Description:
This is a hard version of this problem. The only difference between the versions is that you have to solve the hard version in online mode. You can make hacks only if both versions of the problem are solved.
You have an array $$$a$$$, which is initially empty. You need to process queries of the following types:
- + $$$x$$$ — add the integer $$$x$$$ to the end of the array $$$a$$$.
- - $$$k$$$ — remove the last $$$k$$$ numbers from the array $$$a$$$.
- ! — roll back the last active change (i.e., make the array $$$a$$$ the way it was before the change).

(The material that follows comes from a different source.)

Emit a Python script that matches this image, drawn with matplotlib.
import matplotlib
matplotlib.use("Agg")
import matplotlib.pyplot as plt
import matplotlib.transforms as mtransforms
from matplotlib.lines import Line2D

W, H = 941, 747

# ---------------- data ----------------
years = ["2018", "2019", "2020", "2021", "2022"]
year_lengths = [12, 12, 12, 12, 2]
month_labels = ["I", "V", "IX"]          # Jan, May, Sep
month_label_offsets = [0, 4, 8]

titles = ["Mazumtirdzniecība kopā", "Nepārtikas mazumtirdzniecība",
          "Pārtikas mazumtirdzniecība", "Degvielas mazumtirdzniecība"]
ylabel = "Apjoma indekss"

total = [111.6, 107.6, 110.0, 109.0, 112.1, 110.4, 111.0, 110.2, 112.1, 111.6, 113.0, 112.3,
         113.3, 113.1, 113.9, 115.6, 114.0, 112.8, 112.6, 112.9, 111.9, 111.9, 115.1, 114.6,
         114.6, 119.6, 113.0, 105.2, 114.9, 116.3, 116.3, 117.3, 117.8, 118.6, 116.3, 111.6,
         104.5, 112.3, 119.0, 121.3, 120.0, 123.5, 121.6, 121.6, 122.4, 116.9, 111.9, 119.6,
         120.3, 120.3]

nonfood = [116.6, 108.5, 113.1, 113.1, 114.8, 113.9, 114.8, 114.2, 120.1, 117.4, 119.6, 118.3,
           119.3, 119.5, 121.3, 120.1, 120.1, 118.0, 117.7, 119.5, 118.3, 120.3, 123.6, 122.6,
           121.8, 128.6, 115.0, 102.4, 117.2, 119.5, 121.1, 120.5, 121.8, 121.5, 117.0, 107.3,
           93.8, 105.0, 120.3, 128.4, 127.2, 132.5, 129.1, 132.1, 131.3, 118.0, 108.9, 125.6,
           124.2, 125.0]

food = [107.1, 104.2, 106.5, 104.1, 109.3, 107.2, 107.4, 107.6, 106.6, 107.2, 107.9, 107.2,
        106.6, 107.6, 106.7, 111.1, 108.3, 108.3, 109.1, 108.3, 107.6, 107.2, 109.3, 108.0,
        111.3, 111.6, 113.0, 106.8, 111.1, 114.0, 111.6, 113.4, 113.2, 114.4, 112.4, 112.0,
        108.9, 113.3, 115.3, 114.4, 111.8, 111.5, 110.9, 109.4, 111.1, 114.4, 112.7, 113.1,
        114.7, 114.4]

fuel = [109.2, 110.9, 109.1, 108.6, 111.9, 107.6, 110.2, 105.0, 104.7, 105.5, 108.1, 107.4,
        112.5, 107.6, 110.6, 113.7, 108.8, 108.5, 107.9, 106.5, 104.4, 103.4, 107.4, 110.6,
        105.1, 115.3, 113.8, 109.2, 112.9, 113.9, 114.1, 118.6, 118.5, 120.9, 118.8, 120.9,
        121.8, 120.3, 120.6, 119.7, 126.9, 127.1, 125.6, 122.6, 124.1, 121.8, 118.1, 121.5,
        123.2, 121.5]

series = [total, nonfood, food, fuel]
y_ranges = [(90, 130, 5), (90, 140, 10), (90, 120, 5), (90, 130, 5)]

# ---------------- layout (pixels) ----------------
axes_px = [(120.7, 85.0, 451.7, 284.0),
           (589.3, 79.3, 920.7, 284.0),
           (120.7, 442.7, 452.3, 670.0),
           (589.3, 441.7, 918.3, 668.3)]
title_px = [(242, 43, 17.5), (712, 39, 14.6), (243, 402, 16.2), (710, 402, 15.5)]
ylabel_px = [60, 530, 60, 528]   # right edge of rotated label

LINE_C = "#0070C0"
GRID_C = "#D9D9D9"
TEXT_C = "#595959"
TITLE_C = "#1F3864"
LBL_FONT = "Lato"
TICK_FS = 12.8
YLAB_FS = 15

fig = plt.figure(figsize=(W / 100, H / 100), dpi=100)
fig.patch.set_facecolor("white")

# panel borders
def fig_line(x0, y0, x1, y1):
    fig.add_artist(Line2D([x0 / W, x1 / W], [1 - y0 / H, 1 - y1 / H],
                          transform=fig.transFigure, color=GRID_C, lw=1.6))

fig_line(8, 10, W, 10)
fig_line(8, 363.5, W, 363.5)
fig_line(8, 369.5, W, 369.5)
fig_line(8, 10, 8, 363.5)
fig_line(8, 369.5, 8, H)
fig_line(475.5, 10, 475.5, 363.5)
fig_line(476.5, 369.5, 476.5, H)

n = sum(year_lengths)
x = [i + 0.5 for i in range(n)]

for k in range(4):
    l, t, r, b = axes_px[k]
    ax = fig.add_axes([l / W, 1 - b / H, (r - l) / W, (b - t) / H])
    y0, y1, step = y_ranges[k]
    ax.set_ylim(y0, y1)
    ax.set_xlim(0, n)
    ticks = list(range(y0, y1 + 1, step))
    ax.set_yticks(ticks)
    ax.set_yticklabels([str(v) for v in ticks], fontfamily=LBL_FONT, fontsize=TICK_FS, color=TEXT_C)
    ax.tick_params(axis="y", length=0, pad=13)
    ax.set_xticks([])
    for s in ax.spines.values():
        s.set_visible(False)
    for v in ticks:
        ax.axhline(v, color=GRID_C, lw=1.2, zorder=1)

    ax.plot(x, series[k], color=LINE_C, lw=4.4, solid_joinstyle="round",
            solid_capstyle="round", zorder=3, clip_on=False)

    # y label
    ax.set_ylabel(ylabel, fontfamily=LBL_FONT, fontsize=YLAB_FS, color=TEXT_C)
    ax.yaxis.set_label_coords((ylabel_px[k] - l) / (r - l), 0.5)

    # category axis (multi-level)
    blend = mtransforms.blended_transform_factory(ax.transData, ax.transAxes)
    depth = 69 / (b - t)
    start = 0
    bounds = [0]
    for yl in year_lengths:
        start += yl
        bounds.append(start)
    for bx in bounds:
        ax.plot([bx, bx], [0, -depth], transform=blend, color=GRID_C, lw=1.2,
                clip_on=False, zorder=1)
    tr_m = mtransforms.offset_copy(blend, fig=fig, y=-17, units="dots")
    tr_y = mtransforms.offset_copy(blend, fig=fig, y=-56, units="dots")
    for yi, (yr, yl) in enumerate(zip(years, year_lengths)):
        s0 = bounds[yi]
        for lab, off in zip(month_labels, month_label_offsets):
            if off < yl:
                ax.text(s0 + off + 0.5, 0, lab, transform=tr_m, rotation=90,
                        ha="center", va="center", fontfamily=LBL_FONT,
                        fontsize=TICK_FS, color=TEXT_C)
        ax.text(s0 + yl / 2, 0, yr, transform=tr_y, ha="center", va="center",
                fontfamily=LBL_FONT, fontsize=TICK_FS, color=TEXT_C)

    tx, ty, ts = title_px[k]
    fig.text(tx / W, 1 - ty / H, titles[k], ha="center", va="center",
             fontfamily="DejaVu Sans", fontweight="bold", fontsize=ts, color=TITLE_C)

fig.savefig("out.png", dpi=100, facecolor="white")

In this problem, only queries of the first two types (+ and -) are considered as changes.
- ? — find the number of distinct numbers in the array $$$a$$$.
Input:
The first line contains an integer $$$q$$$ ($$$1 \leq q \leq 10^6$$$) — the number of queries.
The next $$$q$$$ lines contain the queries as described above.
It is guaranteed that
- in the queries of the first type, $$$1 \le x \le 10^6$$$;
- in the queries of the second type, $$$k \ge 1$$$ and $$$k$$$ does not exceed the current length of the array $$$a$$$;
- at the moment of the queries of the third type, there is at least one query of the first or of the second type that can be rolled back.

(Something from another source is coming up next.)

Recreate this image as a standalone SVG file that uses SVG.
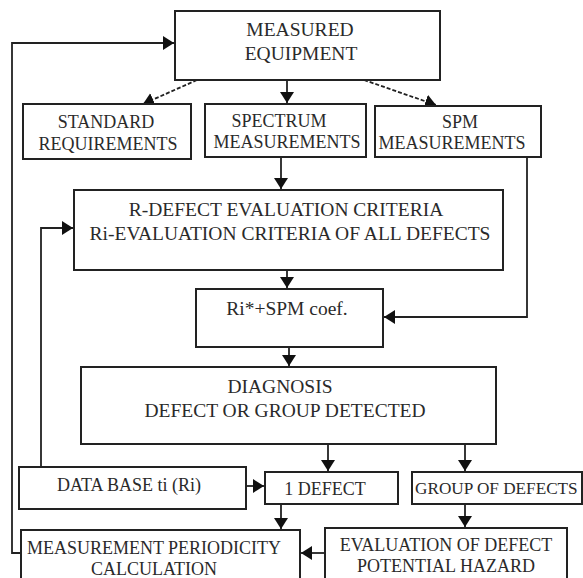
<svg xmlns="http://www.w3.org/2000/svg" width="583" height="578" viewBox="0 0 583 578">
<style>
.box{fill:#fff;stroke:#222;stroke-width:2}
.t{font-family:"Liberation Serif","Times New Roman",serif;fill:#2a2a2a;text-anchor:middle}
.big{font-size:19.5px}
.sm{font-size:18px}
.ln{fill:none;stroke:#222;stroke-width:1.8}
.dash{stroke-dasharray:4 2}
</style>
<defs>
<marker id="ah" markerUnits="userSpaceOnUse" markerWidth="12" markerHeight="14" refX="11" refY="7" orient="auto">
<path d="M0,0 L11,7 L0,14 z" fill="#111"/>
</marker>
</defs>
<rect width="583" height="578" fill="#fff"/>
<g id="connectors">
<path class="ln" d="M21,553 H12 V43 H174" marker-end="url(#ah)"/>
<path class="ln" d="M41,467 V228 H73" marker-end="url(#ah)"/>
<path class="ln dash" d="M197,80 L143,104" marker-end="url(#ah)"/>
<path class="ln" d="M287,80 V103" marker-end="url(#ah)"/>
<path class="ln dash" d="M364,80 L436,105" marker-end="url(#ah)"/>
<path class="ln" d="M281,157 V189" marker-end="url(#ah)"/>
<path class="ln" d="M287,270 V288" marker-end="url(#ah)"/>
<path class="ln" d="M527,157 V317 H384" marker-end="url(#ah)"/>
<path class="ln" d="M289,347 V366" marker-end="url(#ah)"/>
<path class="ln" d="M328,444 V471" marker-end="url(#ah)"/>
<path class="ln" d="M465,444 V471" marker-end="url(#ah)"/>
<path class="ln" d="M246,486 H264" marker-end="url(#ah)"/>
<path class="ln" d="M281,504 V529" marker-end="url(#ah)"/>
<path class="ln" d="M465,504 V527" marker-end="url(#ah)"/>
<path class="ln" d="M325,553 H301" marker-end="url(#ah)"/>
</g>
<g id="measured-equipment">
<rect class="box" x="175" y="11" width="265" height="69"/>
<text class="t big" x="300" y="36">MEASURED</text>
<text class="t big" x="301" y="60">EQUIPMENT</text>
</g>
<g id="standard-requirements">
<rect class="box" x="23" y="104" width="168" height="55"/>
<text class="t sm" x="106" y="128">STANDARD</text>
<text class="t sm" x="108" y="150">REQUIREMENTS</text>
</g>
<g id="spectrum-measurements">
<rect class="box" x="205" y="104" width="161" height="53"/>
<text class="t sm" x="279" y="127">SPECTRUM</text>
<text class="t sm" x="287" y="148">MEASUREMENTS</text>
</g>
<g id="spm-measurements">
<rect class="box" x="375" y="106" width="166" height="51"/>
<text class="t sm" x="460" y="128">SPM</text>
<text class="t sm" x="452" y="149">MEASUREMENTS</text>
</g>
<g id="r-defect">
<rect class="box" x="74" y="190" width="429" height="80"/>
<text class="t big" x="286" y="216">R-DEFECT EVALUATION CRITERIA</text>
<text class="t big" x="290" y="240">Ri-EVALUATION CRITERIA OF ALL DEFECTS</text>
</g>
<g id="ri-spm">
<rect class="box" x="196" y="289" width="187" height="58"/>
<text class="t big" x="287" y="315">Ri*+SPM coef.</text>
</g>
<g id="diagnosis">
<rect class="box" x="81" y="367" width="415" height="77"/>
<text class="t big" x="280" y="393">DIAGNOSIS</text>
<text class="t big" x="285" y="417">DEFECT OR GROUP DETECTED</text>
</g>
<g id="data-base">
<rect class="box" x="19" y="467" width="227" height="42"/>
<text class="t sm" x="129" y="491">DATA BASE ti (Ri)</text>
</g>
<g id="one-defect">
<rect class="box" x="265" y="472" width="133" height="32"/>
<text class="t sm" x="325" y="495">1 DEFECT</text>
</g>
<g id="group-of-defects">
<rect class="box" x="412" y="472" width="170" height="32"/>
<text class="t" x="415" y="494" style="text-anchor:start;font-size:17.2px">GROUP OF DEFECTS</text>
</g>
<g id="periodicity">
<rect class="box" x="21" y="530" width="279" height="60"/>
<text class="t sm" x="154" y="554">MEASUREMENT PERIODICITY</text>
<text class="t sm" x="154" y="575">CALCULATION</text>
</g>
<g id="evaluation">
<rect class="box" x="325" y="528" width="242" height="62"/>
<text class="t sm" x="446" y="551">EVALUATION OF DEFECT</text>
<text class="t sm" x="446" y="572">POTENTIAL HAZARD</text>
</g>
</svg>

It is also guaranteed that the number of queries of the fourth type (?) does not exceed $$$10^5$$$.
Note that you should solve the problem in online mode. It means that you can't read the whole input at once. You can read each query only after writing the answer for the last query, so don't forget to flush output after printing answers. You can use functions like fflush(stdout) in C++ and BufferedWriter.flush in Java or similar after each writing in your program.
Output:
For each query of the fourth type output one integer — the number of distinct elements in array $$$a$$$ at the moment of query.
Sample Input:
10
+ 1
+ 2
+ 2
?
!
+ 3
- 2
?
+ 1
?
Sample Output:
2
1
1
Sample Input:
6
+ 1
+ 1000000
?
!
!
?
Sample Output:
2
0
Note:
In the first example array $$$a$$$ changes as follows:
- After the first query, $$$a=[1]$$$.
- After the second query, $$$a=[1,2]$$$.
- After the third query, $$$a=[1,2,2]$$$.
- At the moment of the fourth query, there are $$$2$$$ distinct intergers in the array $$$a$$$: $$$1$$$ and $$$2$$$.

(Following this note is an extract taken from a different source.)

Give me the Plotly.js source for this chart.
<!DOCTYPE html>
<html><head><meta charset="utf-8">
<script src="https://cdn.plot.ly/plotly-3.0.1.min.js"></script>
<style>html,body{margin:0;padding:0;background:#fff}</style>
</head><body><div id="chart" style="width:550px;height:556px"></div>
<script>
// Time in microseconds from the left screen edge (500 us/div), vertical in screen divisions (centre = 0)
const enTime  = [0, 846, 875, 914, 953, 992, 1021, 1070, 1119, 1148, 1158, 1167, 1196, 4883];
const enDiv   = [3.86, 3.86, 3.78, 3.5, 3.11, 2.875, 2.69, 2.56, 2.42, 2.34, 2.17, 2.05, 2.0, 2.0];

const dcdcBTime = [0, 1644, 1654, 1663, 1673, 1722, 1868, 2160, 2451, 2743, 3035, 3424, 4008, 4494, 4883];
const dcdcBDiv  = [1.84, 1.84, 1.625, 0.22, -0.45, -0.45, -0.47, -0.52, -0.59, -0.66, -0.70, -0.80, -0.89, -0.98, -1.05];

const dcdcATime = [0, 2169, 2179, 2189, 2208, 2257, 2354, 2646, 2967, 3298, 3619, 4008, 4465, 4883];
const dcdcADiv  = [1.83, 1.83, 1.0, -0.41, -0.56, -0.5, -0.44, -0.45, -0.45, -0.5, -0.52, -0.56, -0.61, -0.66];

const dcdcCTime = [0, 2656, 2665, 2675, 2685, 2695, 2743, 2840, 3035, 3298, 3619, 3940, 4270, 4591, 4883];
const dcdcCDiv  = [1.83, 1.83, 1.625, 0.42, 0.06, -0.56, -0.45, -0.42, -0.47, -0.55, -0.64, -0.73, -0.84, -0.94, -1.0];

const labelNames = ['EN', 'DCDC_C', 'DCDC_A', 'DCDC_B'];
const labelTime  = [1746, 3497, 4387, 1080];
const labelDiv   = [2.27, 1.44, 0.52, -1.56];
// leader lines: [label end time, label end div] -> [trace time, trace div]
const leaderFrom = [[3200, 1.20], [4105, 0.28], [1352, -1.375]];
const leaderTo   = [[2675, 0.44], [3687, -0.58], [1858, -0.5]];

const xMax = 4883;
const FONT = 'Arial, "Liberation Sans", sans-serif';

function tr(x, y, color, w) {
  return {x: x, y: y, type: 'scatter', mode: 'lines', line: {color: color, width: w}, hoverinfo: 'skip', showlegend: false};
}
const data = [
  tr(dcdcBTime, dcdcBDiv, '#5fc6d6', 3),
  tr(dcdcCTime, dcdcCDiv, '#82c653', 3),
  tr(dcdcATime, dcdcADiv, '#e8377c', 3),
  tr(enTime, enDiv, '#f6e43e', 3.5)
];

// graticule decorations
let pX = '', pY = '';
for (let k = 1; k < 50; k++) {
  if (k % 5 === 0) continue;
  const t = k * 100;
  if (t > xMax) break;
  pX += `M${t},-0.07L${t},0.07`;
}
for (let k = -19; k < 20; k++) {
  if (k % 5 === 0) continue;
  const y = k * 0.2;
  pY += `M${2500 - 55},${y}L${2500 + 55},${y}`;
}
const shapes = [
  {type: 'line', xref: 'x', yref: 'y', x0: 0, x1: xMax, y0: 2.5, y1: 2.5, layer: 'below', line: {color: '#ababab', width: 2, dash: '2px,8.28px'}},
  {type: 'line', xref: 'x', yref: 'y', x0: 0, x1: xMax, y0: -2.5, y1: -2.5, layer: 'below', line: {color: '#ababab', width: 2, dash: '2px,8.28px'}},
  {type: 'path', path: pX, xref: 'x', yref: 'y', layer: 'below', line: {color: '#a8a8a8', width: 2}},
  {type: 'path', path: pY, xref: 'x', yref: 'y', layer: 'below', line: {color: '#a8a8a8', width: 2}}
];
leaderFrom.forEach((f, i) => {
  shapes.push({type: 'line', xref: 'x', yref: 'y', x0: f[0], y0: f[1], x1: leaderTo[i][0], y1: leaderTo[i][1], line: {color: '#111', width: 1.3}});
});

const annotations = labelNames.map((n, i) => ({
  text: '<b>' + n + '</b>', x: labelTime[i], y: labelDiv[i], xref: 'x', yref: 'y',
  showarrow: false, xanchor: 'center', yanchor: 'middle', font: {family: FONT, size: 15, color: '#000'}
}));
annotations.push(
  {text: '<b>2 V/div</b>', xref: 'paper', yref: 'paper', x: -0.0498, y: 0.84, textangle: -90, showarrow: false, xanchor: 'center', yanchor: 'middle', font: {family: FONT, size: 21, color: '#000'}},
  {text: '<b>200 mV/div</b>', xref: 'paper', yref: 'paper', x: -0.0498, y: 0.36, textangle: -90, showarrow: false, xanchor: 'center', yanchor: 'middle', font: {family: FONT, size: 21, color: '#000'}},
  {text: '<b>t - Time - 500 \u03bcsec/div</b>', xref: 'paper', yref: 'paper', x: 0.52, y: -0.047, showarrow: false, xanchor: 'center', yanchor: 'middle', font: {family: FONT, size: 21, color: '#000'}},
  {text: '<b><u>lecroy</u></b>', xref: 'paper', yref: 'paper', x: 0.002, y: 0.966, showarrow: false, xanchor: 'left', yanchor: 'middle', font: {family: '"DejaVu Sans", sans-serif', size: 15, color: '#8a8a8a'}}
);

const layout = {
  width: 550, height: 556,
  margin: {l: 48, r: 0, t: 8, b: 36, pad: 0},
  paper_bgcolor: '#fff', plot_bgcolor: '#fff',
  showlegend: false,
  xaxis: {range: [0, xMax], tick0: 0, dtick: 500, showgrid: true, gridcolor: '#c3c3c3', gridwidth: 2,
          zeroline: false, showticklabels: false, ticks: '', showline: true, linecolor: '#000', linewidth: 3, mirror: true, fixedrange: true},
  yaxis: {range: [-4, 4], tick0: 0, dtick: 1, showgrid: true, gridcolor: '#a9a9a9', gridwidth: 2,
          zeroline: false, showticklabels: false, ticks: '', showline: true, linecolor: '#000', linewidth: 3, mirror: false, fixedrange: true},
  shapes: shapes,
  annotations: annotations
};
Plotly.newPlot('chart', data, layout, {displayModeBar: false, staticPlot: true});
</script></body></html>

- After the fifth query, $$$a=[1,2]$$$ (rolled back the change + 2).
- After the sixth query, $$$a=[1,2,3]$$$.
- After the seventh query, $$$a=[1]$$$.
- At the moment of the eigth query, there is only one $$$1$$$ in the array $$$a$$$.
- After the ninth query, $$$a=[1,1]$$$.
- At the moment of the tenth query, there are only two $$$1$$$ in the array $$$a$$$.
In the second example array $$$a$$$ changes as follows:
- After the first query, $$$a=[1]$$$.
- After the second query, $$$a=[1, 1\,000\,000]$$$.
- At the moment of the third query, there are $$$2$$$ distinct intergers in the array $$$a$$$: $$$1$$$ and $$$1\,000\,000$$$.
- After the fourth query, $$$a=[1]$$$ (rolled back the change + 1000000).
- After the fifth query, $$$a=[]$$$ (rolled back the change + 1).
- At the moment of the sixth query, there are no integers in the array $$$a$$$, so the answer to this query is $$$0$$$.